Their third market are digital banks and fintech firms which also need adaptable technology, which Mr. Smaili likens to building blocks that are interoperable with other components that can even come from different providers. There is risk involved in migrating millions of account histories, he said, but the process is assisted by an HPS aging mechanism that projects the significance of data years ahead of time so it can be prioritized.

The most interesting developments are occurring in emerging markets, as most have skipped several iterations markets like North America experienced. It was mostly cash to mobile, with nothing in between. That meant HPS had to prioritize user experience and consider functionality on the models of phones most in use in each market. A simple and intuitive UX was crucial.

Such markets were also more patient with when they expected profits to start being generated, Mr. Smaili said. The ROI could be three years. That wouldn’t cut it in New York.

“At the end of the day it is the same goal,” he said. “We have to enable people to buy and sell and to be actors in their economy.”
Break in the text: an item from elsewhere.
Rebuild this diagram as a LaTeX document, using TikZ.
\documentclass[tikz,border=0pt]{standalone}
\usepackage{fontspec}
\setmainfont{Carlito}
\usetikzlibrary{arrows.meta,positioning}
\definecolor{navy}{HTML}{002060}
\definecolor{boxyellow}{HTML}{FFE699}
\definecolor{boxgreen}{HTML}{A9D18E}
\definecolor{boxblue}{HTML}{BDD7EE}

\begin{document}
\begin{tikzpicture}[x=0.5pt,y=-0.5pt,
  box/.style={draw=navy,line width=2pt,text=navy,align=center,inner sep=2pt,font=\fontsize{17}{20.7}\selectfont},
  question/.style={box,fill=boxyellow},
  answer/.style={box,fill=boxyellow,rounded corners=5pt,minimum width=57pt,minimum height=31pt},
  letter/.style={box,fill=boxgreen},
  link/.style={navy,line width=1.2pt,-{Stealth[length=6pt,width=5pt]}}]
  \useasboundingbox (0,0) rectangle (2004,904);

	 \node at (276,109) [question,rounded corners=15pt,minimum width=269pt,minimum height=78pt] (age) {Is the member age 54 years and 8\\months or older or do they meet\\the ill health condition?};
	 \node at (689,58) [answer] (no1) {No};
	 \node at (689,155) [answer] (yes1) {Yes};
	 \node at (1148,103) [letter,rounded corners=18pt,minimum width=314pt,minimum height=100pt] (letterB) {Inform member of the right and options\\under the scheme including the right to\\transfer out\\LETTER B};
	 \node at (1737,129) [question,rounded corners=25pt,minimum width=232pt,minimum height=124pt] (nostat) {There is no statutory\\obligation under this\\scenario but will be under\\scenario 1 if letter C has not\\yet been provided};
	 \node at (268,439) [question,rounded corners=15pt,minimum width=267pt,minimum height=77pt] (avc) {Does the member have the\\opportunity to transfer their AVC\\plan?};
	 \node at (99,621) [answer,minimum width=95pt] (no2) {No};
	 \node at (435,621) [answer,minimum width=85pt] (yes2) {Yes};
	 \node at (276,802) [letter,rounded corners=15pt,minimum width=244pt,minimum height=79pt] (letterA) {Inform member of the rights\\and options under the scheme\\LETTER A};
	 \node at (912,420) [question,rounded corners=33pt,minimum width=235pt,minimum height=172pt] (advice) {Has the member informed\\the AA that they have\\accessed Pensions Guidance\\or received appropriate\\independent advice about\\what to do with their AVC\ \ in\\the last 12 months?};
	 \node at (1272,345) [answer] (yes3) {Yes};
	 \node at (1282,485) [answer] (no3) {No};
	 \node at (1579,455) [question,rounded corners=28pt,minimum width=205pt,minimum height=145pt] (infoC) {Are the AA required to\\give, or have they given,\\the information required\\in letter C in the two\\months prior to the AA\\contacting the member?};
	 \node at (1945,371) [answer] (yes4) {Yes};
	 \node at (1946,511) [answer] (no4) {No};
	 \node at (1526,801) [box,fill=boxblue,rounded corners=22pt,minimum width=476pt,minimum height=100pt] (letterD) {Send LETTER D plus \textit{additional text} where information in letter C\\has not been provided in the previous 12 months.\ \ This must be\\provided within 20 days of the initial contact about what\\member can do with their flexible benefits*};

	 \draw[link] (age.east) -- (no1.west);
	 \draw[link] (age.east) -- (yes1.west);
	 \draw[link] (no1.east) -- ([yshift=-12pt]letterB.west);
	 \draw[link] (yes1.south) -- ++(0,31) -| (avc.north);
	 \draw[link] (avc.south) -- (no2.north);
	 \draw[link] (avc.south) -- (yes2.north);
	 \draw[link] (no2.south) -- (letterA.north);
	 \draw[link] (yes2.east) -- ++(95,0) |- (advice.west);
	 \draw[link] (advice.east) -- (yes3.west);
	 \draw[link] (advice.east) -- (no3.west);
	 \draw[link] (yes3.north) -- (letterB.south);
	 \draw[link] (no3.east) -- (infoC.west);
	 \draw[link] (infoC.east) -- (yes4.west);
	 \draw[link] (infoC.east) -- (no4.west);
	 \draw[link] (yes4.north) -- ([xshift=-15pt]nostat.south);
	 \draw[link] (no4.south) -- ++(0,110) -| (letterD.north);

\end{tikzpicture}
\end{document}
In those developing markets competitors are more likely to be mobile operators, who quickly understood the level of penetration of the technology, much quicker than banks did, Mr. Smaili said. They’re not lenders but transaction processors, and those are lower risk but higher commission activities with much quicker payouts.

“Our positioning is really in the middle of this because at the end of the day there is payment everywhere,” Mr. Smaili said. “There is in the banking industry, it is in the telco industry, it is everywhere.”
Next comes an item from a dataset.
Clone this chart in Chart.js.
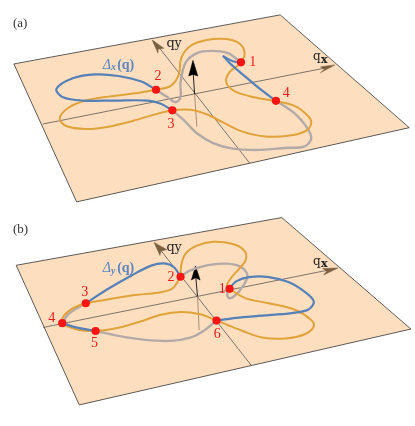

Another key factor is what Mr. Smaili called Financial Inclusion 2.0. There is so much potential to help people better manage their financial affairs. Only those who actually need subsidies receive them. He imagines a person accepting a small payment and immediately sending portions of it to utilities, insurance providers and school fees. Because the user would be registered, their name and address are likely on file. That enables credit scoring which opens the possibility of small loans.

“This small device, when properly managed can pull up a whole country,” Mr. Smaili said. “We have seen this in Kenya, we have seen this Ghana where it has really impacted the communities positively.”